Question

How do you find the x intercept and coordinates of the vertexfor the parabola y=x^2-14x+49????

Answer 1

$y=x^2-14x+49=\underbrace{x^2-2x\cdot7+7^2}_{use\ (a-b)^2=a^2-2ab+b^2}=(x-7)^2\\\\Vertex\ form\ of\ a\ quadratic\ function:\\\\y=a(x-h)^2+k\ where\ coordinates\ of\ the\ vertex\ (h;\ k)\\\\\boxed{vertex:(7;\ 0)}\\\\x-intercept\ (y=0):\\\\(x-7)^2=0\iff x-7=0\Rightarrow \boxed{x=7}\\\\\\Answer:\\\\x-intercept:(7;\ 0)\\\\the\ coordinates\ of\ the\ vertex:(7;\ 0)$

Answer 2

Square of (x) - 14x + 49 equals square of (x-7).

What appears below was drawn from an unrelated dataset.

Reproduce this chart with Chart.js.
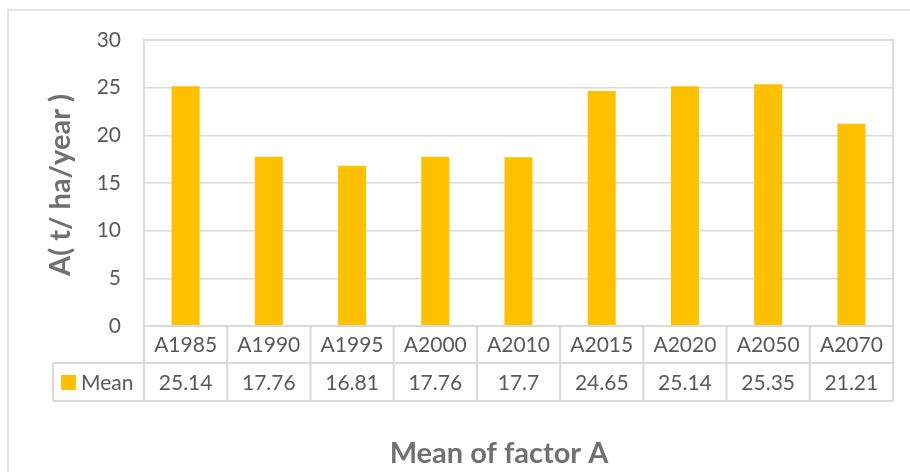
<!DOCTYPE html>
<html>
<head>
<meta charset="utf-8">
<script src="https://cdn.jsdelivr.net/npm/chart.js@4/dist/chart.umd.min.js"></script>
<style>
  html, body { margin: 0; padding: 0; background: #fff; }
  #wrap { position: relative; width: 910px; height: 472px; }
</style>
</head>
<body>
<div id="wrap"><canvas id="meanChart" width="910" height="472"></canvas></div>
<script>
// data
const categories = ['A1985', 'A1990', 'A1995', 'A2000', 'A2010', 'A2015', 'A2020', 'A2050', 'A2070'];
const meanValues = [25.14, 17.76, 16.81, 17.76, 17.7, 24.65, 25.14, 25.35, 21.21];
const seriesName = 'Mean';
const yTitle = 'A( t/ ha/year )';
const xTitle = 'Mean of factor A';

const FONT = 'Lato, "Liberation Sans", sans-serif';
const TEXT = '#595959';
const TITLE = '#707070';
const LINE = '#d9d9d9';
const BAR = '#ffc000';

// draws outer frame, plot border, data table and axis titles
const tablePlugin = {
    id: 'dataTable',
    afterDraw(chart) {
        const ctx = chart.ctx;
        const area = chart.chartArea;
        const x = chart.scales.x;
        const colW = (area.right - area.left) / categories.length;
        const row1Bottom = area.bottom + 37;
        const row2Bottom = row1Bottom + 38;
        const legendLeft = 53;

        ctx.save();

        // outer chart frame
        ctx.strokeStyle = LINE;
        ctx.lineWidth = 1.5;
        ctx.beginPath();
        ctx.moveTo(8, 472);
        ctx.lineTo(8, 10);
        ctx.lineTo(910, 10);
        ctx.stroke();

        // plot area top / right border
        ctx.strokeStyle = '#d9dce6';
        ctx.lineWidth = 2;
        ctx.beginPath();
        ctx.moveTo(area.left, area.top);
        ctx.lineTo(area.right, area.top);
        ctx.lineTo(area.right, area.bottom);
        ctx.stroke();

        // table grid
        ctx.strokeStyle = LINE;
        ctx.lineWidth = 2;
        ctx.beginPath();
        for (let i = 0; i <= categories.length; i++) {
            const px = area.left + i * colW;
            ctx.moveTo(px, area.bottom);
            ctx.lineTo(px, row2Bottom);
        }
        ctx.moveTo(legendLeft, row1Bottom);
        ctx.lineTo(area.right, row1Bottom);
        ctx.moveTo(legendLeft, row2Bottom);
        ctx.lineTo(area.right, row2Bottom);
        ctx.moveTo(legendLeft, row1Bottom);
        ctx.lineTo(legendLeft, row2Bottom);
        ctx.moveTo(area.left, area.bottom);
        ctx.lineTo(area.right, area.bottom);
        ctx.stroke();

        // table text
        ctx.fillStyle = TEXT;
        ctx.font = '21px ' + FONT;
        ctx.textAlign = 'center';
        ctx.textBaseline = 'middle';
        categories.forEach((c, i) => {
            const cx = x.getPixelForValue(i);
            ctx.fillText(c, cx, (area.bottom + row1Bottom) / 2 + 1);
            ctx.fillText(String(meanValues[i]), cx, (row1Bottom + row2Bottom) / 2 + 1);
        });

        // legend key
        ctx.fillStyle = BAR;
        ctx.fillRect(61, 375, 15, 15);
        ctx.fillStyle = TEXT;
        ctx.textAlign = 'left';
        ctx.fillText(seriesName, 81, (row1Bottom + row2Bottom) / 2 + 1);

        // axis titles
        ctx.fillStyle = TITLE;
        ctx.font = 'bold 29px ' + FONT;
        ctx.textAlign = 'center';
        ctx.textBaseline = 'alphabetic';
        ctx.fillText(xTitle, 499, 463);

        ctx.translate(70, 185);
        ctx.rotate(-Math.PI / 2);
        ctx.fillText(yTitle, 0, 0);

        ctx.restore();
    }
};

new Chart(document.getElementById('meanChart'), {
    type: 'bar',
    data: {
        labels: categories,
        datasets: [{
            label: seriesName,
            data: meanValues,
            backgroundColor: BAR,
            borderWidth: 0,
            categoryPercentage: 1,
            barPercentage: 0.337
        }]
    },
    options: {
        responsive: false,
        animation: false,
        layout: {
            padding: { top: 40, right: 17, bottom: 146, left: 0 }
        },
        plugins: {
            legend: { display: false },
            tooltip: { enabled: false }
        },
        scales: {
            x: {
                ticks: { display: false },
                grid: { display: false },
                border: { display: false },
                afterFit(scale) { scale.height = 0; }
            },
            y: {
                min: 0,
                max: 30,
                ticks: {
                    stepSize: 5,
                    padding: 23,
                    color: TEXT,
                    font: { family: FONT, size: 21 }
                },
                grid: {
                    color: LINE,
                    lineWidth: 1.5,
                    drawTicks: false
                },
                border: { display: true, color: '#d9dce6', width: 2 },
                afterFit(scale) { scale.width = 144; }
            }
        }
    },
    plugins: [tablePlugin]
});
</script>
</body>
</html>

Because there is a 49 and middle element of function is -14. If you use 49 with -7*-7, it means -7 + (-7) = -14 and -7*-7=49 so there is no problem.I said it's square of (x-7) it means (x-7)(x-7) there are 2 same roots and it's 7. If you want to find vertex of this parabola you must use -b/2a. It means 14/2*1 = 7 . x value of vertex is 7 , and if you put this number to x you will find it's y value and it's 0.